Une attaque à notre système de protection sociale

On peut dater la première mise en débat publique, la première inscription à l’agenda gouvernemental de la fraude aux prestations sociales, à 1995, au lendemain de l’élection de Jacques Chirac à la présidence de la République. S’en sont suivies des injonctions gouvernementales faites aux organismes de protection sociale de développer fortement leur appareil de contrôle.

On voit un renforcement progressif sous ses différentes formes, ce qui renvoie dans les caisses d’allocations familiales à trois procédés distincts : les traitements automatisés et les croisements de fichiers, les contrôles à distance par demande de pièces justificatives, et, chez les plus précaires, les contrôles à domicile.
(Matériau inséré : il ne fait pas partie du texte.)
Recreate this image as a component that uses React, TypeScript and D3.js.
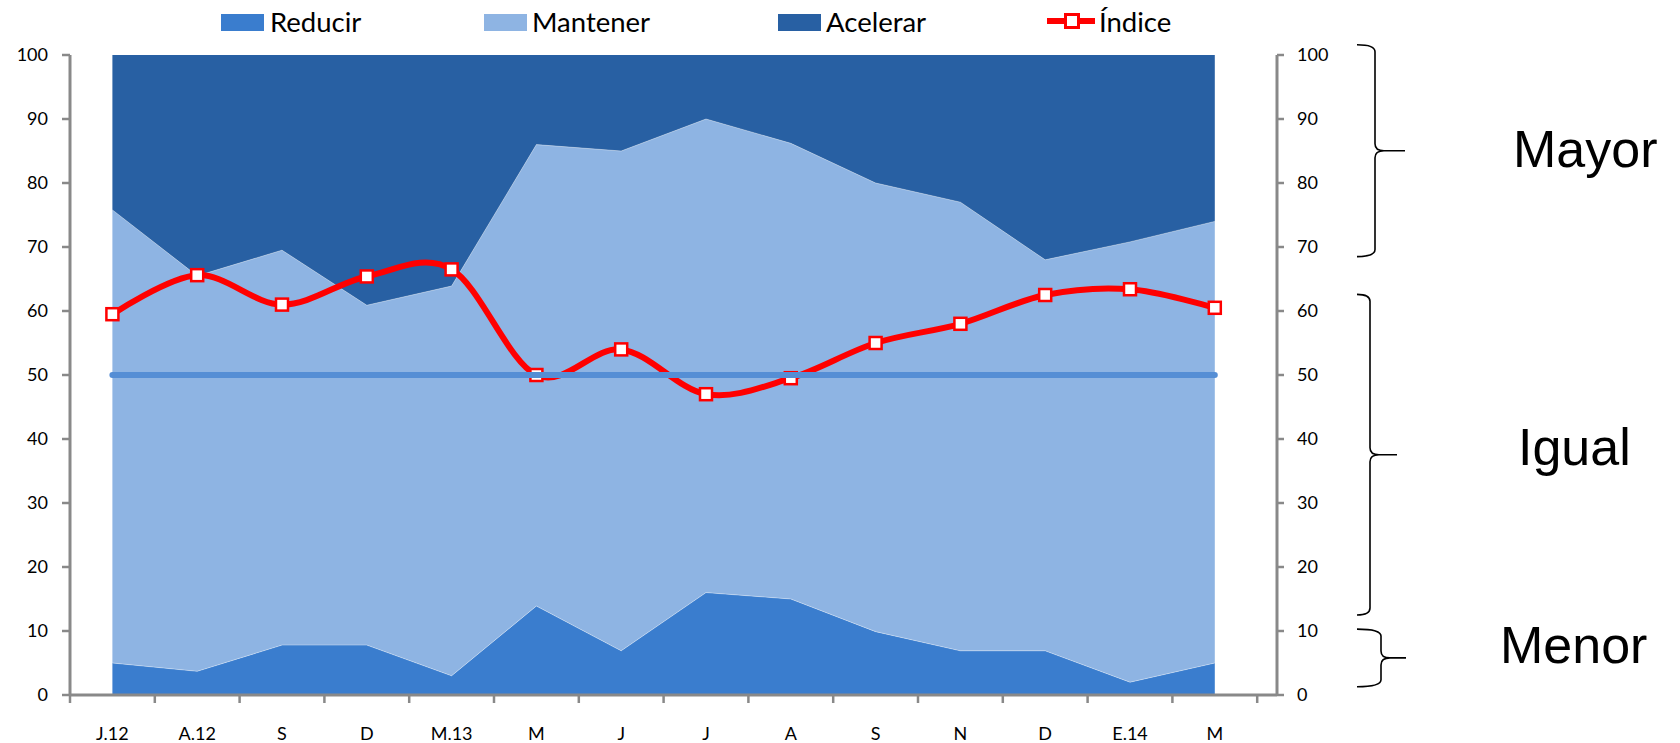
import React from "react";
import * as d3 from "d3";

const categories = ["J.12", "A.12", "S", "D", "M.13", "M", "J", "J", "A", "S", "N", "D", "E.14", "M"];
const reducir = [5, 3.7, 7.8, 7.8, 3, 13.9, 6.9, 16, 15, 9.9, 6.9, 6.9, 2, 5];
const mantener = [70.8, 61.8, 61.7, 53.1, 60.9, 72.1, 78.1, 74, 71.2, 70.1, 70.1, 61.1, 68.8, 69];
const acelerar = [24.2, 34.5, 30.5, 39.1, 36.1, 14, 15, 10, 13.8, 20, 23, 32, 29.2, 26];
const indice = [59.5, 65.6, 61, 65.4, 66.5, 50, 54, 47, 49.5, 55, 58, 62.5, 63.4, 60.5];
const yTicks = [0, 10, 20, 30, 40, 50, 60, 70, 80, 90, 100];
const referenceValue = 50;
const seriesNames = ["Reducir", "Mantener", "Acelerar"];
const braceLabels = ["Mayor", "Igual", "Menor"];
const braceTop = [101.6, 62.6, 10.3];
const braceBottom = [68.5, 12.5, 1.3];
const labelValue = [82.5, 35.9, 5.05];

const W = 1680;
const H = 743;
const COLORS: Record<string, string> = {
  Reducir: "#3A7DCE",
  Mantener: "#8EB4E3",
  Acelerar: "#2860A3",
};
const TICK_FONT = "Lato, 'Noto Sans', sans-serif";
const BIG_FONT = "'Liberation Sans', Arial, sans-serif";

export default function App() {
  const left = 70;
  const band = 84.8;
  const rightAxis = 1277;
  const x = d3
    .scaleBand<number>()
    .domain(categories.map((_, i) => i))
    .range([left, left + band * categories.length])
    .padding(0);
  const cx = (i: number) => (x(i) as number) + x.bandwidth() / 2;
  const y = d3.scaleLinear().domain([0, 100]).range([695, 55]);

  const rows = categories.map((c, i) => ({
    i,
    Reducir: reducir[i],
    Mantener: mantener[i],
    Acelerar: acelerar[i],
  }));
  const stacked = d3.stack<any>().keys(seriesNames)(rows);
  const area = d3
    .area<any>()
    .x((d) => cx(d.data.i))
    .y0((d) => y(d[0]))
    .y1((d) => y(d[1]))
    .curve(d3.curveLinear);
  const topLine = d3
    .line<any>()
    .x((d) => cx(d.data.i))
    .y((d) => y(d[1]));

  const idxLine = d3
    .line<number>()
    .x((_, i) => cx(i))
    .y((d) => y(d))
    .curve(d3.curveCatmullRom.alpha(0));

  const boundaries = d3.range(categories.length + 1).map((k) => left + k * band);

  const braceX = [
    { xv: 1375, xt: 1405 },
    { xv: 1370, xt: 1397 },
    { xv: 1381, xt: 1406 },
  ];
  const labelX = [1513, 1518, 1500];
  const x0 = 1357;
  const bracePath = (k: number) => {
    const yt = y(braceTop[k]);
    const yb = y(braceBottom[k]);
    const ym = (yt + yb) / 2;
    const { xv, xt } = braceX[k];
    const r = 7;
    return (
      `M${x0},${yt} Q${xv},${yt} ${xv},${yt + r} L${xv},${ym - r} Q${xv},${ym} ${xv + 9},${ym} L${xt},${ym}` +
      ` M${xv + 9},${ym} Q${xv},${ym} ${xv},${ym + r} L${xv},${yb - r} Q${xv},${yb} ${x0},${yb}`
    );
  };

  const legendItems = [
    { name: "Reducir", sx: 221, tx: 270 },
    { name: "Mantener", sx: 484, tx: 532 },
    { name: "Acelerar", sx: 778, tx: 826 },
  ];

  const axisColor = "#898989";

  return (
    <svg
      width={W}
      height={H}
      viewBox={`0 0 ${W} ${H}`}
      style={{ position: "absolute", left: 0, top: 0, display: "block", background: "#fff" }}
    >
      {/* stacked areas */}
      {stacked.map((s) => (
        <path key={s.key} d={area(s) as string} fill={COLORS[s.key]} />
      ))}
      {stacked.slice(0, 2).map((s) => (
        <path
          key={"b" + s.key}
          d={topLine(s) as string}
          fill="none"
          stroke="#ffffff"
          strokeOpacity={0.35}
          strokeWidth={1}
        />
      ))}

      {/* left axis */}
      <line x1={left} x2={left} y1={y(100)} y2={y(0)} stroke={axisColor} strokeWidth={3} />
      {yTicks.map((t) => (
        <g key={"l" + t}>
          <line x1={left - 8} x2={left} y1={y(t)} y2={y(t)} stroke={axisColor} strokeWidth={2.5} />
          <text
            x={48}
            y={y(t)}
            dy="0.36em"
            textAnchor="end"
            fontFamily={TICK_FONT}
            fontSize={18}
            fill="#000"
          >
            {t}
          </text>
        </g>
      ))}

      {/* right axis */}
      <line x1={rightAxis} x2={rightAxis} y1={y(100)} y2={y(0)} stroke={axisColor} strokeWidth={3} />
      {yTicks.map((t) => (
        <g key={"r" + t}>
          <line x1={rightAxis} x2={rightAxis + 7} y1={y(t)} y2={y(t)} stroke={axisColor} strokeWidth={2.5} />
          <text
            x={1297}
            y={y(t)}
            dy="0.36em"
            textAnchor="start"
            fontFamily={TICK_FONT}
            fontSize={18}
            fill="#000"
          >
            {t}
          </text>
        </g>
      ))}

      {/* x axis */}
      <line x1={left} x2={rightAxis} y1={y(0)} y2={y(0)} stroke={axisColor} strokeWidth={3} />
      {boundaries.map((b, k) => (
        <line key={"xt" + k} x1={b} x2={b} y1={y(0)} y2={y(0) + 8} stroke={axisColor} strokeWidth={2.5} />
      ))}
      {categories.map((c, i) => (
        <text
          key={"xl" + i}
          x={cx(i)}
          y={740}
          textAnchor="middle"
          fontFamily={TICK_FONT}
          fontSize={18}
          fill="#000"
        >
          {c}
        </text>
      ))}

      {/* index line */}
      <path d={idxLine(indice) as string} fill="none" stroke="#FF0000" strokeWidth={6} strokeLinejoin="round" />
      {indice.map((v, i) => (
        <rect
          key={"m" + i}
          x={cx(i) - 6}
          y={y(v) - 6}
          width={12}
          height={12}
          fill="#ffffff"
          stroke="#FF0000"
          strokeWidth={2.5}
        />
      ))}

      {/* reference line at 50 */}
      <line
        x1={cx(0)}
        x2={cx(categories.length - 1)}
        y1={y(referenceValue)}
        y2={y(referenceValue)}
        stroke="#558ED5"
        strokeWidth={6}
        strokeLinecap="round"
      />

      {/* legend */}
      {legendItems.map((it) => (
        <g key={"lg" + it.name}>
          <rect x={it.sx} y={14} width={43} height={17} fill={COLORS[it.name]} />
          <text x={it.tx} y={31.5} fontFamily={TICK_FONT} fontSize={27.5} fill="#000">
            {it.name}
          </text>
        </g>
      ))}
      <g>
        <line x1={1047} x2={1095} y1={21} y2={21} stroke="#FF0000" strokeWidth={6} />
        <rect x={1065.5} y={14.5} width={13} height={13} fill="#fff" stroke="#FF0000" strokeWidth={3} />
        <text x={1099} y={31.5} fontFamily={TICK_FONT} fontSize={27.5} fill="#000">
          Índice
        </text>
      </g>

      {/* braces and labels */}
      {braceLabels.map((lab, k) => (
        <g key={"br" + lab}>
          <path d={bracePath(k)} fill="none" stroke="#000" strokeWidth={1.6} />
          <text x={labelX[k]} y={y(labelValue[k])} fontFamily={BIG_FONT} fontSize={52} fill="#000">
            {lab}
          </text>
        </g>
      ))}
    </svg>
  );
}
C’est autour de la fraude aux prestations sociales qu’ont été constitués à la fois les discours et les dispositifs gouvernementaux et administratifs. Dans le débat public, en particulier dans les interventions politiques, il y a davantage de prises de position qui renvoient à la dénonciation des « assistés », de ceux qui trichent, que de dénonciations des employeurs qui ne payent pas leurs cotisations.
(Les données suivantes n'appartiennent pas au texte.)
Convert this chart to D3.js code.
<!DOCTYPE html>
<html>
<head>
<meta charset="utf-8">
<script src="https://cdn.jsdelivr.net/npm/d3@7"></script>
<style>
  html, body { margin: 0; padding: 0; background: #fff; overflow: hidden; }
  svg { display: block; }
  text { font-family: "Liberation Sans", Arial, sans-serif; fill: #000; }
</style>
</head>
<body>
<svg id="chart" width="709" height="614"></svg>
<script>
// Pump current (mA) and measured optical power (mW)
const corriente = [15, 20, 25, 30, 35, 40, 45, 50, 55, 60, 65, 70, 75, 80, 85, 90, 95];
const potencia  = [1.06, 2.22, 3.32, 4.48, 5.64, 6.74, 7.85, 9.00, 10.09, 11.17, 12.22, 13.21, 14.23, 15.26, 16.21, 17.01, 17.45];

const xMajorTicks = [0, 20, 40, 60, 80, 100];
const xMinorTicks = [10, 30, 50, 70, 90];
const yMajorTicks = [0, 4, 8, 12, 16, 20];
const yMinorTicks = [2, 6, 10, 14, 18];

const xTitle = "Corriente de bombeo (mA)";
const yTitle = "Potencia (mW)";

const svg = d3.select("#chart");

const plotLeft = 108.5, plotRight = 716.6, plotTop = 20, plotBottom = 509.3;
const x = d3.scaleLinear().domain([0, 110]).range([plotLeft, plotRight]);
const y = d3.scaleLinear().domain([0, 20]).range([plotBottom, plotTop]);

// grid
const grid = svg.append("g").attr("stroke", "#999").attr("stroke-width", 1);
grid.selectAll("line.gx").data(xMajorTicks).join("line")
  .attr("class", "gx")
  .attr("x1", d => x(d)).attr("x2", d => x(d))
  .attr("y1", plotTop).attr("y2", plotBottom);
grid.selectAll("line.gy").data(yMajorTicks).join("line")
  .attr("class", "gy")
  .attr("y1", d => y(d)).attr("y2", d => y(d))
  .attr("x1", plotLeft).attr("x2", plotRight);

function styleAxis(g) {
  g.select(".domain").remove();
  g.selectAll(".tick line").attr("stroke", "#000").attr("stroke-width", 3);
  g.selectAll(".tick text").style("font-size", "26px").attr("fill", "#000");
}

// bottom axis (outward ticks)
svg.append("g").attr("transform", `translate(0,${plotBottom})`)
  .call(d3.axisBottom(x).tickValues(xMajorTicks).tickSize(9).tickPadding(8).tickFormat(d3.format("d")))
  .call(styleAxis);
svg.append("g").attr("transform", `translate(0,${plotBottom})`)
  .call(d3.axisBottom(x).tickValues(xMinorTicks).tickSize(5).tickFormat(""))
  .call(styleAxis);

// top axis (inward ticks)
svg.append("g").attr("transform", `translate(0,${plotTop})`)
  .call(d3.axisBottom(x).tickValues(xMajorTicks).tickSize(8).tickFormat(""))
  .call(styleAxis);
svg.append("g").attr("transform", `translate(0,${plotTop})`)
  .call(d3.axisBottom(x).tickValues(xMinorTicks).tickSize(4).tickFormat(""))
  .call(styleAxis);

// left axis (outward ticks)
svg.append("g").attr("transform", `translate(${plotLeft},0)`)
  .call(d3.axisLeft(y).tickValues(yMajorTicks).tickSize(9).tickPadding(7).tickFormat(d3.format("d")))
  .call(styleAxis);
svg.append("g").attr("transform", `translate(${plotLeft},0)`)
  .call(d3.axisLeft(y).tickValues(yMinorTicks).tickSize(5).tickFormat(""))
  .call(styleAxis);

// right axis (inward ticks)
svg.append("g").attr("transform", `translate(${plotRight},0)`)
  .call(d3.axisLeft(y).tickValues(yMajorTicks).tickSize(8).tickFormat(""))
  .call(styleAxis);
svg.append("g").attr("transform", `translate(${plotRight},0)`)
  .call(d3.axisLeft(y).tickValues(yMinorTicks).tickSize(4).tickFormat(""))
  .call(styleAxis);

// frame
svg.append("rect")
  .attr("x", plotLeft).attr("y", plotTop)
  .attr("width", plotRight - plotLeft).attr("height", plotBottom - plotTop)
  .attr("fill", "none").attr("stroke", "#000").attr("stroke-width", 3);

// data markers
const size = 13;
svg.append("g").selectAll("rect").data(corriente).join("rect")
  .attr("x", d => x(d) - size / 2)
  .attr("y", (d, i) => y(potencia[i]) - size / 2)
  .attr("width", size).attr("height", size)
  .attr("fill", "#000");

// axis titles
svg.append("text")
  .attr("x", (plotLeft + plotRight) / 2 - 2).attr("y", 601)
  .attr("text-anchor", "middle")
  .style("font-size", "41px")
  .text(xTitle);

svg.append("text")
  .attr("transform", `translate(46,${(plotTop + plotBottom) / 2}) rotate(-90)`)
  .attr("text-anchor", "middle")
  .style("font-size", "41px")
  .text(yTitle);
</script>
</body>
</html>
Un discours constitué à droite

Ces discours ne renvoient pas à n’importe quelle région du champ politique : ces problématiques se sont constituées à droite. Le discours de défiance à l’égard des étrangers du gouvernement lorgne du côté de la droite de la droite et de l’extrême droite. Même si, d’un autre côté, les annonces de Gabriel Attal ont mis en scène un renforcement de la lutte contre la fraude aux cotisations sociales, mais aussi de la lutte contre la fraude fiscale, pour faire comme s’il y avait une politique équilibrée.

Comme dans toutes les réformes qui se sont multipliées depuis le début des années 1990 en matière de réforme de la protection sociale, celles qui contribuent en partie à la démanteler se font au nom de sa sauvegarde. Dans une certaine mesure, ces réformes ou initiatives renvoient à une attaque contre notre système de protection sociale.

Quand on dénonce la fraude aux prestations, on dénonce non seulement les individus accusés de fraude, mais aussi les administrations de la protection sociale, accusées de laxisme. On pointe également du doigt les prestations et le système d’octroi de ces prestations, montrés comme mal conçus, car elles placeraient les personnes dans des situations de trappes à inactivité. Derrière la dénonciation de la fraude aux prestations sociales, il y a donc la critique de l’État social tel qu’il s’est constitué à partir de la fin de la Seconde Guerre mondiale.

Vincent Dubois, sociologue et politiste, auteur de Contrôler les assistés. Genèse et usages d’un mot d’ordre (Raisons d’agir, 2021).